MAP also leans on more than 40 years of first-party data on purchases, searches and club visits. That gives Sam’s Club a large base for connecting what members do before they arrive with what happens after they walk in the door. The company’s broader message is that promotions should not live only on a screen or in a print insert. They should help move a member through discovery, shopping and checkout in a way the company can measure.

That is where the pressure comes in for clubs. When a platform can track results this closely, managers are likely to feel more scrutiny on execution, and associates may hear more about why a certain pallet goes in one aisle instead of another. The display is no longer just a display. It is part of a business case.

Why this also affects wages, remodeling and staffing expectations

Sam’s Club says advertising revenue is reinvested back into club operations, including associate wages, club remodeling and new growth opportunities. That is an important line for workers because it links a growing media business to store-level resources, not just corporate profit. The company also said in its 2024 compensation overhaul that hourly wages would progress faster within pay ranges, with increases of 3% to 6% based on years of service.

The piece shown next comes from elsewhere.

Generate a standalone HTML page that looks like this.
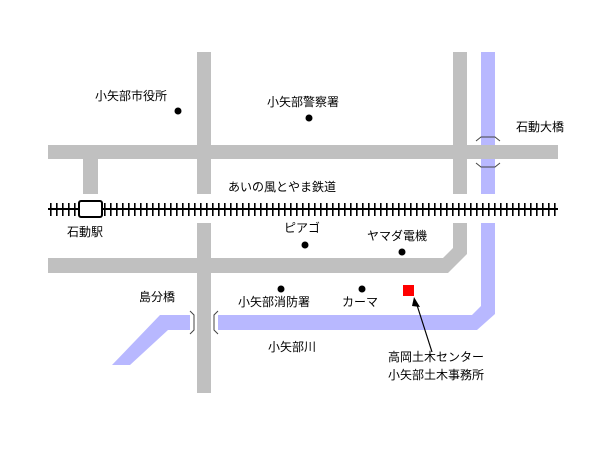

The timing matters because Sam’s Club is also expanding its physical footprint. In April 2025, the company said it planned to open 30 new locations and remodel all 600 existing clubs. If MAP is supposed to help fund and support that growth, then the platform is not happening in a vacuum. It is part of a larger rebuild of the club experience, one that could bring more traffic, more execution layers and more expectations for front-line consistency.

There is another piece here that associates will feel directly: Scan & Go. Sam’s Club said adoption had surged 50% over three years, and that one in three members is now a regular user. That means more shopping decisions are happening before a member reaches the register, and more ad placement is being woven into the app and the trip itself. If a member has already seen a promotion in Scan & Go, they may expect the floor team to know exactly where that product is and whether the club is honoring the offer.

How MAP got here, and why the timeline matters

MAP has been evolving for several years. Sam’s Club first rebranded its ad business as MAP in 2022. On December 12, 2023, it added full-funnel video advertising across onsite, in-app and offsite channels. On July 24, 2024, it launched display ads inside the Scan & Go feature. In April 2025, Sam’s Club said MAP was evolving into the first Retail Experience Network, and in June 2025 it introduced Omni-Impact, an AI-powered measurement tool with a 12-month cross-channel view of member engagement.

By April 23, 2026, the company was saying MAP had moved from vision to execution. It was not talking only about impressions or placements anymore. It was talking about a network that blends engaging experiences, closed-loop measurement and in-club execution into one system. Harvey Ma has been the public face of that strategy, pushing the idea that MAP should deliver clear business outcomes while still being useful to members.

That long runway matters for club teams because it shows this is not a one-off campaign or a temporary test. It is a multi-year operating shift. The more Sam’s Club builds its media business into the shopping trip, the more front-line workers will be asked to support, explain and execute it in real time.

What to watch for next in clubs

The most useful way to read MAP now is not as an advertising story but as an operating playbook. Clubs should expect more of the following:

  • More promotional displays tied to specific brand campaigns
  • More signage changes and merchandising resets with shorter turnaround time
  • More member questions about offers seen in the app or in club
  • More attention from managers on traffic flow, basket lift and execution accuracy
  • More pressure to keep in-club experiences aligned with what was advertised offsite

That is the real floor-level effect of Sam’s Club’s new MAP pitch. It changes the job from simply setting the club to making sure every display, demo and promotion can stand up to measurement. For associates and managers, that means the club is becoming not just a place to shop, but a place where every execution choice can be counted.